Grace Aaron, former interim Executive Director and Board Chair, Sues Pacifica

by repost Thursday, Sep. 02, 2010 at 11:18 AM

Grace Aaron, who rose to Pacifica "fame" with the Committee to Strengthen KPFK," is suing the Foundation

Yeah, really.

You remember Grace Aaron? She was the Scientology-leaning chair of the KPFK Local Station Board when South African General Manager Eva Georgia gave up on KPFK. Aaron was the head of the Committee To Strengthen KPFK, the slate of LSB candidates that made it impossible to get elected without a costly mailer to voters. Riding on the back of Georgia’s departure, Aaron became chair of the Pacifica National Board and interim Executive Director for the entire year of 2009, since the PNB couldn’t or wouldn't get it together to find a replacement for her.

She promised her allies she would give Pacifica a one-woman make-over when she couldn’t get her choice of consultant hired for the job. Aaron keeps her promises. During her tenure, every manager of color in Pacifica save one disappeared from their position, including KPFK’s program director Armando Gudiño. When Grace was finished, also among the missing at KPFK were news director Fernando Velasquez, popular "Beneath the Surface" host Jerry Quickley, and KPFK’s local news.Microphone

That was the promised make-over. The woman had wormed her way into a paying position, held the two most powerful titles in Pacifica, and remade Pacifica. Cutting edge and local news and public affairs were pushed to the sidelines, and liberal talking heads interspersed with self-help premiums took their place at the center of KPFK's programming. By all accounts, listenership fell off precipitously. In September 2008, Pacifica’s net worth was $7.2M; in December 2009, it was $4.1M.

Today, Grace’s husband Ken has taken her seat, while Grace remains on the Committee To Strengthen KPFK. What is she doing since she left Pacifica governance? Grace is suing Pacifica.

We're not kidding. Grace Aaron has named Pacifica as a defendant in a convoluted lawsuit, along with Pacifica’s prior legal counsel and interim Executive Director, Dan Siegel. Grace’s co-plaintiffs include a KPFA member, Daniel Borgstrom, and corporation interim CFO LaVarn Williams, whose interim position may be more secure while the lawsuit is pending.

Aaron, LaVarn, and Borgstrom are claiming that Siegel damaged them when he referred to “ethnic cleansing” under Pacifica’s unnamed new leadership in his 2009 election statement.
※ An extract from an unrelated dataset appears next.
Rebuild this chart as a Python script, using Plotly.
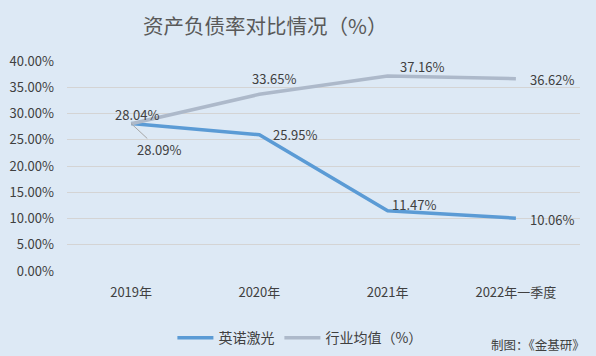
import plotly.graph_objects as go

categories = ["2019年", "2020年", "2021年", "2022年一季度"]
company = [28.09, 25.95, 11.47, 10.06]
industry = [28.04, 33.65, 37.16, 36.62]
tick_vals = [0, 5, 10, 15, 20, 25, 30, 35, 40]

FONT = "Noto Sans CJK SC"
TXT = "#404040"
BLUE = "#5b9bd5"
GRAY = "#adb9ca"
BG = "#dde9f5"

fig = go.Figure()
fig.add_trace(go.Scatter(x=categories, y=company, mode="lines", name="英诺激光",
                         line=dict(color=BLUE, width=3.5)))
fig.add_trace(go.Scatter(x=categories, y=industry, mode="lines", name="行业均值（%）",
                         line=dict(color=GRAY, width=3.5)))

# label offsets (pixels) for each point
comp_shift = [None, (36, 0), (26, 6), (36, -1)]
ind_shift = [(6, 9), (15, 16), (34, 9), (36, -1)]

ann = []
for i, (c, v) in enumerate(zip(categories, industry)):
    dx, dy = ind_shift[i]
    ann.append(dict(x=c, y=v, xref="x", yref="y", text=f"{v:.2f}%", showarrow=False,
                    xshift=dx, yshift=dy, font=dict(family=FONT, size=13, color=TXT)))
for i, (c, v) in enumerate(zip(categories, company)):
    if comp_shift[i] is None:
        ann.append(dict(x=c, y=v, xref="x", yref="y", text=f"{v:.2f}%", showarrow=True,
                        ax=28, ay=26, arrowhead=0, arrowwidth=1, arrowcolor="#a6a6a6",
                        standoff=0, font=dict(family=FONT, size=13, color=TXT)))
    else:
        dx, dy = comp_shift[i]
        ann.append(dict(x=c, y=v, xref="x", yref="y", text=f"{v:.2f}%", showarrow=False,
                        xshift=dx, yshift=dy, font=dict(family=FONT, size=13, color=TXT)))

ann.append(dict(x=1.014, y=-0.352, xref="paper", yref="paper",
                text="制图：《金基研》", showarrow=False, xanchor="right",
                yanchor="middle", font=dict(family=FONT, size=12.5, color=TXT)))

fig.update_layout(
    width=596, height=356,
    paper_bgcolor=BG, plot_bgcolor=BG,
    margin=dict(l=67, r=16, t=61, b=85, autoexpand=False),
    title=dict(text="资产负债率对比情况（%）", x=0.445, xanchor="center",
               y=0.924, yanchor="middle",
               font=dict(family=FONT, size=20.5, color="#595959")),
    font=dict(family=FONT, size=13, color=TXT),
    showlegend=True,
    legend=dict(orientation="h", x=0.454, xanchor="center", y=-0.32, yanchor="middle",
                font=dict(family=FONT, size=14, color=TXT), bgcolor="rgba(0,0,0,0)",
                itemwidth=36),
    annotations=ann,
)
fig.update_xaxes(range=[-0.5, 3.5], showgrid=False, zeroline=False, showline=False,
                 ticks="", ticklabelstandoff=12, automargin=False,
                 tickfont=dict(family=FONT, size=13, color=TXT))
fig.update_yaxes(range=[0, 40], tickvals=tick_vals,
                 ticktext=[f"{t:.2f}%" for t in tick_vals],
                 showgrid=True, gridcolor="#d4d4d4", gridwidth=1, zeroline=False,
                 showline=False, ticks="", ticklabelstandoff=12, automargin=False,
                 tickfont=dict(family=FONT, size=13, color=TXT))

fig.write_html("out.html", config={"displayModeBar": False},
               post_script="document.body.style.margin='0';document.body.style.overflow='hidden';")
In other words, Aaron and her crowd want to sue Siegel for speaking during a Pacifica election.

If you read Borgstrom, Williams, and Aaron's suit (case no. RG10524638), you’ll see that Aaron et al. promise to transfer any monetary awards from Siegel to Pacifica. Yup. She’s suing Pacifica with her promise to give Pacifica any money she wins.

This isn’t the first time Aaron has sued Pacifica. In 2007, under her leadership the CTSK went to court to demand a new election because Pacifica didn’t send those mailers out on the timeline they wanted. They settled for a recount when it turned out their top vote-getter hadn’t been a member of KPFK for a decade. Even in the litigious environment that is Pacifica, it’s difficult not to call Aaron’s slate the Committee to Sue KPFK. They’re already raising the possibility of a 2010 election lawsuit at nearly every Local Station Board meeting.

Aaron is back in court believing that some judge is, effectively, going to award a defendant money if the plaintiff prevails. And she and her co-plaintiffs are shopping for the right judge to do it: her attorney, Richard Phelps, has already had one thrown out. Aaron and the other plaintiffs are betting that the judge won’t include Pacifica in any damages (and are the plaintiffs going to give that back to Pacifica, too?). Will Pacifica recoup its legal costs, too? The lawsuit doesn’t mention who’s picking up Phelps' legal fees. And Aaron’s somehow imagined that Siegel, who was in Pacifica’s employ at the time of the alleged harm, won’t turn a loss around and sue Pacifica.

For those that have followed Pacifica's recent history, it's become apparent that our donations are funding a string of disgruntled employees and flawed elections. Daniel Borgstrom, LaVarn Williams, and Grace Aaron have become part of that discouraging tradition.